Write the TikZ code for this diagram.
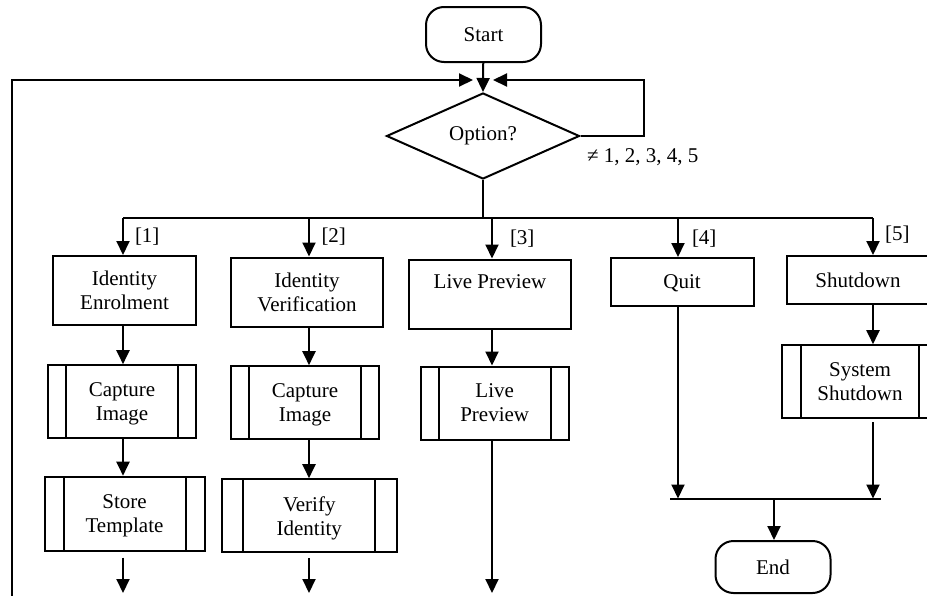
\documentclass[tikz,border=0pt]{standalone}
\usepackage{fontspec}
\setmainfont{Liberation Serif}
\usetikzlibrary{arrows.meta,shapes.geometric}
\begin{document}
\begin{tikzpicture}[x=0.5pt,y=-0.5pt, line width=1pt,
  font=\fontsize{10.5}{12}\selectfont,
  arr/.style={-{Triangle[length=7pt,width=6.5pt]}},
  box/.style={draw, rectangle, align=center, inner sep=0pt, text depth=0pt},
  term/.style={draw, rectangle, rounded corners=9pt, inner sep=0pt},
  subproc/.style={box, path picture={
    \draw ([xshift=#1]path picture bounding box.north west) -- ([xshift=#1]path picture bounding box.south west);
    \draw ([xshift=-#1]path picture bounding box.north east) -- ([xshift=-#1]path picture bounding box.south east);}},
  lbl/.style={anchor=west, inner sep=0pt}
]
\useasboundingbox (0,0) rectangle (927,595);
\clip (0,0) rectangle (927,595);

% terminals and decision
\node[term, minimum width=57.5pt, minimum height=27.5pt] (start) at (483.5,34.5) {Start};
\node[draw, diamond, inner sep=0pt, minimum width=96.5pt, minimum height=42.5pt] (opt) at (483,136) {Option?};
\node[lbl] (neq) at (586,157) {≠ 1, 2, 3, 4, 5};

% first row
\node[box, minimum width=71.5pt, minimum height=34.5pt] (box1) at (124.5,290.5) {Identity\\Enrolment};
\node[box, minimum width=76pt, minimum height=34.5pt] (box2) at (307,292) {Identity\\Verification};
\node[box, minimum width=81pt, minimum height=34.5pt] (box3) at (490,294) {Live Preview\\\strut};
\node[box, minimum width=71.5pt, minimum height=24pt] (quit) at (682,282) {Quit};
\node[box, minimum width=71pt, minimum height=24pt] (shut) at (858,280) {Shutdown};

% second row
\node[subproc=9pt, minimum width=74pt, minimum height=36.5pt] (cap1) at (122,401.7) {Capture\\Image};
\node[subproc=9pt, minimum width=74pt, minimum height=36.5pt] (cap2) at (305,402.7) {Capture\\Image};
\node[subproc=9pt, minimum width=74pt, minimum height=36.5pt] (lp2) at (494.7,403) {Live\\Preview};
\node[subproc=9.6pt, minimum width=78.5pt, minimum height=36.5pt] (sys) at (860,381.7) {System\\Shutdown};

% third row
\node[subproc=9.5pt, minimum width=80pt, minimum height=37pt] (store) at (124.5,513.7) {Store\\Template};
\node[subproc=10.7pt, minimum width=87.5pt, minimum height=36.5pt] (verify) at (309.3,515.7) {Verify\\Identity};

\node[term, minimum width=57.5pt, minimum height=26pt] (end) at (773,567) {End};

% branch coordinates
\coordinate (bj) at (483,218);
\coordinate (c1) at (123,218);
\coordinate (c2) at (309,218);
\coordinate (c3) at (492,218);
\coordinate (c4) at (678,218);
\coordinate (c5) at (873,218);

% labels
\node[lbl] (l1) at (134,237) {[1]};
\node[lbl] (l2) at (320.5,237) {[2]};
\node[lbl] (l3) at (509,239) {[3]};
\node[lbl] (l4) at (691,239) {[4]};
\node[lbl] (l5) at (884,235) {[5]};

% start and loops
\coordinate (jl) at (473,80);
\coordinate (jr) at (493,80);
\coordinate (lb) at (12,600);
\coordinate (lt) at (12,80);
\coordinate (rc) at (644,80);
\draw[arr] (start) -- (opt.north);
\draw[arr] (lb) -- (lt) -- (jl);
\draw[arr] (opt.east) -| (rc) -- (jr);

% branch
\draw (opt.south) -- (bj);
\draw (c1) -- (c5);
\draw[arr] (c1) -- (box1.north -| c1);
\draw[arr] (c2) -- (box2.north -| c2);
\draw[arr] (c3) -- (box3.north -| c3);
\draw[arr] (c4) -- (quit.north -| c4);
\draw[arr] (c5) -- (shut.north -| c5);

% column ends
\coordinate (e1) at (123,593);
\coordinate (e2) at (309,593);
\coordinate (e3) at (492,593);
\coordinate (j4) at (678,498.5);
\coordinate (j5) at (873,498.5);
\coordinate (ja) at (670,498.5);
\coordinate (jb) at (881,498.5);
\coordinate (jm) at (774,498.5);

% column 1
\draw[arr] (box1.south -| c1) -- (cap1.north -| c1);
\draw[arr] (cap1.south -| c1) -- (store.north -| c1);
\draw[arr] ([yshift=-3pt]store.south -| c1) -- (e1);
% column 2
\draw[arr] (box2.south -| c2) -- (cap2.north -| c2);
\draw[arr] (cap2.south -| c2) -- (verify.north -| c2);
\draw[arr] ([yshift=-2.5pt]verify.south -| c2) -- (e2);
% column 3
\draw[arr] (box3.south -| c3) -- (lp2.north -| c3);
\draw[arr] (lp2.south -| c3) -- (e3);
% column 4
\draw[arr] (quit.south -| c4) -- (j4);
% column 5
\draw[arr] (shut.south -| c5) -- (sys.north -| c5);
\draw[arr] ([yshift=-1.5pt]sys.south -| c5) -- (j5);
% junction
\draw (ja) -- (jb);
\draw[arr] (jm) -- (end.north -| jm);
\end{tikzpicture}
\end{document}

▶ INSTRUCTIONS FOR THE TASK:
Transcribe the whole listing exactly. Pictures are excluded.

▶ COMPLETE RESPONSE:
Write the TikZ code for this diagram.
\documentclass[tikz,border=0pt]{standalone}
\usepackage{fontspec}
\setmainfont{Liberation Serif}
\usetikzlibrary{arrows.meta,shapes.geometric}
\begin{document}
\begin{tikzpicture}[x=0.5pt,y=-0.5pt, line width=1pt,
  font=\fontsize{10.5}{12}\selectfont,
  arr/.style={-{Triangle[length=7pt,width=6.5pt]}},
  box/.style={draw, rectangle, align=center, inner sep=0pt, text depth=0pt},
  term/.style={draw, rectangle, rounded corners=9pt, inner sep=0pt},
  subproc/.style={box, path picture={
    \draw ([xshift=#1]path picture bounding box.north west) -- ([xshift=#1]path picture bounding box.south west);
    \draw ([xshift=-#1]path picture bounding box.north east) -- ([xshift=-#1]path picture bounding box.south east);}},
  lbl/.style={anchor=west, inner sep=0pt}
]
\useasboundingbox (0,0) rectangle (927,595);
\clip (0,0) rectangle (927,595);

% terminals and decision
\node[term, minimum width=57.5pt, minimum height=27.5pt] (start) at (483.5,34.5) {Start};
\node[draw, diamond, inner sep=0pt, minimum width=96.5pt, minimum height=42.5pt] (opt) at (483,136) {Option?};
\node[lbl] (neq) at (586,157) {≠ 1, 2, 3, 4, 5};

% first row
\node[box, minimum width=71.5pt, minimum height=34.5pt] (box1) at (124.5,290.5) {Identity\\Enrolment};
\node[box, minimum width=76pt, minimum height=34.5pt] (box2) at (307,292) {Identity\\Verification};
\node[box, minimum width=81pt, minimum height=34.5pt] (box3) at (490,294) {Live Preview\\\strut};
\node[box, minimum width=71.5pt, minimum height=24pt] (quit) at (682,282) {Quit};
\node[box, minimum width=71pt, minimum height=24pt] (shut) at (858,280) {Shutdown};

% second row
\node[subproc=9pt, minimum width=74pt, minimum height=36.5pt] (cap1) at (122,401.7) {Capture\\Image};
\node[subproc=9pt, minimum width=74pt, minimum height=36.5pt] (cap2) at (305,402.7) {Capture\\Image};
\node[subproc=9pt, minimum width=74pt, minimum height=36.5pt] (lp2) at (494.7,403) {Live\\Preview};
\node[subproc=9.6pt, minimum width=78.5pt, minimum height=36.5pt] (sys) at (860,381.7) {System\\Shutdown};

% third row
\node[subproc=9.5pt, minimum width=80pt, minimum height=37pt] (store) at (124.5,513.7) {Store\\Template};
\node[subproc=10.7pt, minimum width=87.5pt, minimum height=36.5pt] (verify) at (309.3,515.7) {Verify\\Identity};

\node[term, minimum width=57.5pt, minimum height=26pt] (end) at (773,567) {End};

% branch coordinates
\coordinate (bj) at (483,218);
\coordinate (c1) at (123,218);
\coordinate (c2) at (309,218);
\coordinate (c3) at (492,218);
\coordinate (c4) at (678,218);
\coordinate (c5) at (873,218);

% labels
\node[lbl] (l1) at (134,237) {[1]};
\node[lbl] (l2) at (320.5,237) {[2]};
\node[lbl] (l3) at (509,239) {[3]};
\node[lbl] (l4) at (691,239) {[4]};
\node[lbl] (l5) at (884,235) {[5]};

% start and loops
\coordinate (jl) at (473,80);
\coordinate (jr) at (493,80);
\coordinate (lb) at (12,600);
\coordinate (lt) at (12,80);
\coordinate (rc) at (644,80);
\draw[arr] (start) -- (opt.north);
\draw[arr] (lb) -- (lt) -- (jl);
\draw[arr] (opt.east) -| (rc) -- (jr);

% branch
\draw (opt.south) -- (bj);
\draw (c1) -- (c5);
\draw[arr] (c1) -- (box1.north -| c1);
\draw[arr] (c2) -- (box2.north -| c2);
\draw[arr] (c3) -- (box3.north -| c3);
\draw[arr] (c4) -- (quit.north -| c4);
\draw[arr] (c5) -- (shut.north -| c5);

% column ends
\coordinate (e1) at (123,593);
\coordinate (e2) at (309,593);
\coordinate (e3) at (492,593);
\coordinate (j4) at (678,498.5);
\coordinate (j5) at (873,498.5);
\coordinate (ja) at (670,498.5);
\coordinate (jb) at (881,498.5);
\coordinate (jm) at (774,498.5);

% column 1
\draw[arr] (box1.south -| c1) -- (cap1.north -| c1);
\draw[arr] (cap1.south -| c1) -- (store.north -| c1);
\draw[arr] ([yshift=-3pt]store.south -| c1) -- (e1);
% column 2
\draw[arr] (box2.south -| c2) -- (cap2.north -| c2);
\draw[arr] (cap2.south -| c2) -- (verify.north -| c2);
\draw[arr] ([yshift=-2.5pt]verify.south -| c2) -- (e2);
% column 3
\draw[arr] (box3.south -| c3) -- (lp2.north -| c3);
\draw[arr] (lp2.south -| c3) -- (e3);
% column 4
\draw[arr] (quit.south -| c4) -- (j4);
% column 5
\draw[arr] (shut.south -| c5) -- (sys.north -| c5);
\draw[arr] ([yshift=-1.5pt]sys.south -| c5) -- (j5);
% junction
\draw (ja) -- (jb);
\draw[arr] (jm) -- (end.north -| jm);
\end{tikzpicture}
\end{document}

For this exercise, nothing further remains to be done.